Berlin-based singer/songwriter, guitarist, photographer and JOVM mainstay Laura Carbone‘s third album The Cycle was released earlier this year. The album, which debuted on North American college radio at #19 on the NACC Top Adds Chart, is a concept album that explores the emotional turmoil, triumphs and transformative experiences that the album’s protagonist experiences through the course of the passing seasons of a year.
Each song of the represents an experience or inspiration associated with that particular season and the story of the album’s protagonist.
In the lead-up to the album’s release, I wrote about two previously released singles:
- “Horses,” a slow-burning song built around lush and shimmering acoustic guitar, Carbone’s expressive and yearning delivery, paired with a supple bass line and dramatic drumming. Sonically bringing PJ Harvey’s “You Said Something” to mind, the song is set in the fullness of summer. The song’s protagonist is experiencing the heat, humidity and passion of the season — when fields become gold and heatwaves and wildfires turn them into ash. But there’s a reminder that Mother Earth will restore and reclaim burnt ground in time.

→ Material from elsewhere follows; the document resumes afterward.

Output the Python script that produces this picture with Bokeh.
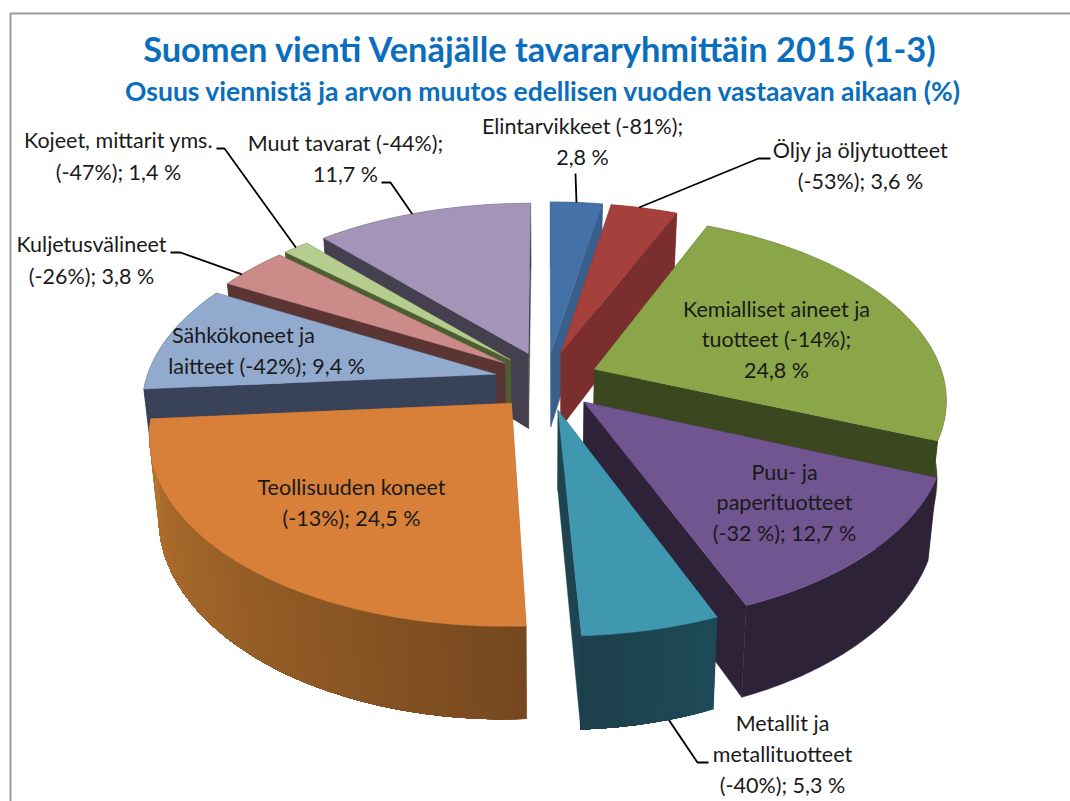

- “The Good,” a breathtakingly gorgeous song featuring shimmering and reverb soaked guitar, a supple and sinuous bass line, gently padded drumming and bursts of soaring organ serving as a lush bed for Carbone’s expressive vocal. At its core, the song is rooted in the lived-in personal experience and hard-fought, harder-won wisdom of someone who has lived a full, messy and complicated life. And a result the song is profoundly empathetic and understanding examination of human behavior that seems to say “I’ve been there, too.” Carbone explains that the track looks at our puzzling capacity for denial — not just of the truth, but of the embrace and love we owe ourselves.
Building upon The Cycle‘s chart-burning momentum, the German JOVM mainstay shared an additional single from the album, “Silver Rain,” a bittersweet ballad anchored around a propulsive rhythm section, shimmering reverb-soaked guitars, a cathartic hook serving as a lush bed for Carbone’s expressive, soulful vocal. While seemingly channelling Stories from the City, Stories from the Sea-era PJ Harvey, “Silver Rain,” as Carbone explains explores the relief a break-up can bring and the room in our hearts that such a bittersweet letting go creates.
Directed by Helen Sobiralski, the accompanying video for “Silver Rain” is based on a roughly two-minute excerpt of the song and features an edit of scenes Sobiralski had previously shot of Carbone projected on fabrics that were moved by wind and reflected on water. As Sobiralski explains her “intention behind the images was to intensify the song in some ways, to give it a heavier feel, to give a twist and counteract its lightness and sweetness.”
“In my eyes,” continues Sobiralski, “the story, told in the moving images, gives the words of the song a different meaning–here the protagonist is free, relieved and constantly flowing.”